Charts and diagrams as code:
==========
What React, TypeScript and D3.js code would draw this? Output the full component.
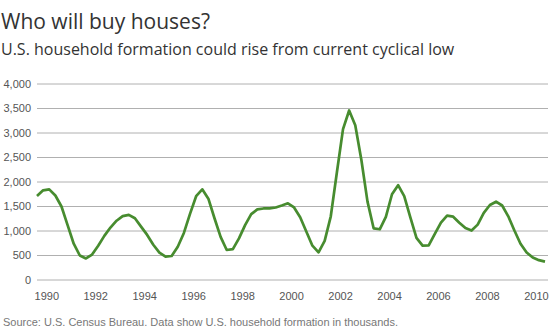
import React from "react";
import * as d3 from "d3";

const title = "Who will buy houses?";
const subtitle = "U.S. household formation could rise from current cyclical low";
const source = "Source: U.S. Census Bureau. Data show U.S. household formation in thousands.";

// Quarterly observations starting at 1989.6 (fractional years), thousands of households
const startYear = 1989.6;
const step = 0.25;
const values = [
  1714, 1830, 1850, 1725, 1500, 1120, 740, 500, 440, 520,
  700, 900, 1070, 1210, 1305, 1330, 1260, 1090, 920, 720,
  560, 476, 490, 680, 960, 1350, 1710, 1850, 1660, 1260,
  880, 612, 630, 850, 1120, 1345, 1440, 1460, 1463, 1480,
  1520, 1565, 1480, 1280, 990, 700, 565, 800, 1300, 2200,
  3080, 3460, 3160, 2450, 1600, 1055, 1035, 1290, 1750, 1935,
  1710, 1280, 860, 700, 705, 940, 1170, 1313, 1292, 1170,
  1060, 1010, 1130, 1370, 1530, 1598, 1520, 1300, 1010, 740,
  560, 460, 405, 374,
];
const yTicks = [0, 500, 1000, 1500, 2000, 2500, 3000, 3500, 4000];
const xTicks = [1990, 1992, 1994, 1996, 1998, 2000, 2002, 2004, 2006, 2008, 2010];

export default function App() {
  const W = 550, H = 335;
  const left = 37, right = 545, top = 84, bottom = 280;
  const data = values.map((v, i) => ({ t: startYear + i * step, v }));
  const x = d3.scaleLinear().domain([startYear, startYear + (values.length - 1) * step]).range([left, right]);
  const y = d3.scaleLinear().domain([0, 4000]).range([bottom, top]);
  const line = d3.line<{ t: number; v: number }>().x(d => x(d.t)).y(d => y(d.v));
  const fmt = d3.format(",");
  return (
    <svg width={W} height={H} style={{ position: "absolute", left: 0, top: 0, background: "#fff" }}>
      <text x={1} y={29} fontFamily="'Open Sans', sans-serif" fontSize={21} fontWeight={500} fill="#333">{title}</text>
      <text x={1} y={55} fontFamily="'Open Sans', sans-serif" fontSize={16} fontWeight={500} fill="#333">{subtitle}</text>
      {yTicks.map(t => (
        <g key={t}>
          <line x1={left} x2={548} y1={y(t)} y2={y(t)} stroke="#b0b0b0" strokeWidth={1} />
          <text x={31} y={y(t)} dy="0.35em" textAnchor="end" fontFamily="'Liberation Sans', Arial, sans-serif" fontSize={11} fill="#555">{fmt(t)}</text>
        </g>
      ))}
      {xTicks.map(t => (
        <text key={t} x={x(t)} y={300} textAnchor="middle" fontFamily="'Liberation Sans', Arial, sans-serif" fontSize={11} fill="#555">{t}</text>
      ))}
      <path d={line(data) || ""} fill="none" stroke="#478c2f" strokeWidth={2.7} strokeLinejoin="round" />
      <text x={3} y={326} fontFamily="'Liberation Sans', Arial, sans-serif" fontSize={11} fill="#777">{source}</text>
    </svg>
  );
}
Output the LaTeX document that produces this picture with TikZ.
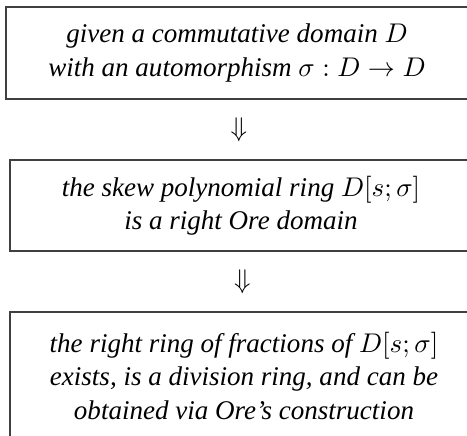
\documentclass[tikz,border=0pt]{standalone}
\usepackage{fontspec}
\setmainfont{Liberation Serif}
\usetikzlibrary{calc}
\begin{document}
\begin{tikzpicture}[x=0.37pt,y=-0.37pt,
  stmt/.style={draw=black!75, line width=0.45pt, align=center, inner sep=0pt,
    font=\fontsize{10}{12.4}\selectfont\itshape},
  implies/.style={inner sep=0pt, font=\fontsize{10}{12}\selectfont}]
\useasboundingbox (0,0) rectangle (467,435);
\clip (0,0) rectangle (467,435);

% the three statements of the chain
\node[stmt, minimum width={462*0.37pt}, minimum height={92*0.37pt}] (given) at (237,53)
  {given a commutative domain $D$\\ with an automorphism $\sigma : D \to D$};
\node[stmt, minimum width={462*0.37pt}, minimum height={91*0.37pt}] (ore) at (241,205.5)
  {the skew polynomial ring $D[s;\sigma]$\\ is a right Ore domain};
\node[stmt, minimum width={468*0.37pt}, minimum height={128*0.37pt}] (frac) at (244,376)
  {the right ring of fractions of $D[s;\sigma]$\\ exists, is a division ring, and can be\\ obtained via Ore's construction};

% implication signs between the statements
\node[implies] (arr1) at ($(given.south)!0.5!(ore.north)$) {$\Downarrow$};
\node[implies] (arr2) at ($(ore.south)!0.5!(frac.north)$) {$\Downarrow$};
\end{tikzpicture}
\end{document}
==========
* _Problem to solve_
Write out the full set of lines verbatim, without the pictures.

* _Problem solution_
What React, TypeScript and D3.js code would draw this? Output the full component.
import React from "react";
import * as d3 from "d3";

const title = "Who will buy houses?";
const subtitle = "U.S. household formation could rise from current cyclical low";
const source = "Source: U.S. Census Bureau. Data show U.S. household formation in thousands.";

// Quarterly observations starting at 1989.6 (fractional years), thousands of households
const startYear = 1989.6;
const step = 0.25;
const values = [
  1714, 1830, 1850, 1725, 1500, 1120, 740, 500, 440, 520,
  700, 900, 1070, 1210, 1305, 1330, 1260, 1090, 920, 720,
  560, 476, 490, 680, 960, 1350, 1710, 1850, 1660, 1260,
  880, 612, 630, 850, 1120, 1345, 1440, 1460, 1463, 1480,
  1520, 1565, 1480, 1280, 990, 700, 565, 800, 1300, 2200,
  3080, 3460, 3160, 2450, 1600, 1055, 1035, 1290, 1750, 1935,
  1710, 1280, 860, 700, 705, 940, 1170, 1313, 1292, 1170,
  1060, 1010, 1130, 1370, 1530, 1598, 1520, 1300, 1010, 740,
  560, 460, 405, 374,
];
const yTicks = [0, 500, 1000, 1500, 2000, 2500, 3000, 3500, 4000];
const xTicks = [1990, 1992, 1994, 1996, 1998, 2000, 2002, 2004, 2006, 2008, 2010];

export default function App() {
  const W = 550, H = 335;
  const left = 37, right = 545, top = 84, bottom = 280;
  const data = values.map((v, i) => ({ t: startYear + i * step, v }));
  const x = d3.scaleLinear().domain([startYear, startYear + (values.length - 1) * step]).range([left, right]);
  const y = d3.scaleLinear().domain([0, 4000]).range([bottom, top]);
  const line = d3.line<{ t: number; v: number }>().x(d => x(d.t)).y(d => y(d.v));
  const fmt = d3.format(",");
  return (
    <svg width={W} height={H} style={{ position: "absolute", left: 0, top: 0, background: "#fff" }}>
      <text x={1} y={29} fontFamily="'Open Sans', sans-serif" fontSize={21} fontWeight={500} fill="#333">{title}</text>
      <text x={1} y={55} fontFamily="'Open Sans', sans-serif" fontSize={16} fontWeight={500} fill="#333">{subtitle}</text>
      {yTicks.map(t => (
        <g key={t}>
          <line x1={left} x2={548} y1={y(t)} y2={y(t)} stroke="#b0b0b0" strokeWidth={1} />
          <text x={31} y={y(t)} dy="0.35em" textAnchor="end" fontFamily="'Liberation Sans', Arial, sans-serif" fontSize={11} fill="#555">{fmt(t)}</text>
        </g>
      ))}
      {xTicks.map(t => (
        <text key={t} x={x(t)} y={300} textAnchor="middle" fontFamily="'Liberation Sans', Arial, sans-serif" fontSize={11} fill="#555">{t}</text>
      ))}
      <path d={line(data) || ""} fill="none" stroke="#478c2f" strokeWidth={2.7} strokeLinejoin="round" />
      <text x={3} y={326} fontFamily="'Liberation Sans', Arial, sans-serif" fontSize={11} fill="#777">{source}</text>
    </svg>
  );
}
Output the LaTeX document that produces this picture with TikZ.
\documentclass[tikz,border=0pt]{standalone}
\usepackage{fontspec}
\setmainfont{Liberation Serif}
\usetikzlibrary{calc}
\begin{document}
\begin{tikzpicture}[x=0.37pt,y=-0.37pt,
  stmt/.style={draw=black!75, line width=0.45pt, align=center, inner sep=0pt,
    font=\fontsize{10}{12.4}\selectfont\itshape},
  implies/.style={inner sep=0pt, font=\fontsize{10}{12}\selectfont}]
\useasboundingbox (0,0) rectangle (467,435);
\clip (0,0) rectangle (467,435);

% the three statements of the chain
\node[stmt, minimum width={462*0.37pt}, minimum height={92*0.37pt}] (given) at (237,53)
  {given a commutative domain $D$\\ with an automorphism $\sigma : D \to D$};
\node[stmt, minimum width={462*0.37pt}, minimum height={91*0.37pt}] (ore) at (241,205.5)
  {the skew polynomial ring $D[s;\sigma]$\\ is a right Ore domain};
\node[stmt, minimum width={468*0.37pt}, minimum height={128*0.37pt}] (frac) at (244,376)
  {the right ring of fractions of $D[s;\sigma]$\\ exists, is a division ring, and can be\\ obtained via Ore's construction};

% implication signs between the statements
\node[implies] (arr1) at ($(given.south)!0.5!(ore.north)$) {$\Downarrow$};
\node[implies] (arr2) at ($(ore.south)!0.5!(frac.north)$) {$\Downarrow$};
\end{tikzpicture}
\end{document}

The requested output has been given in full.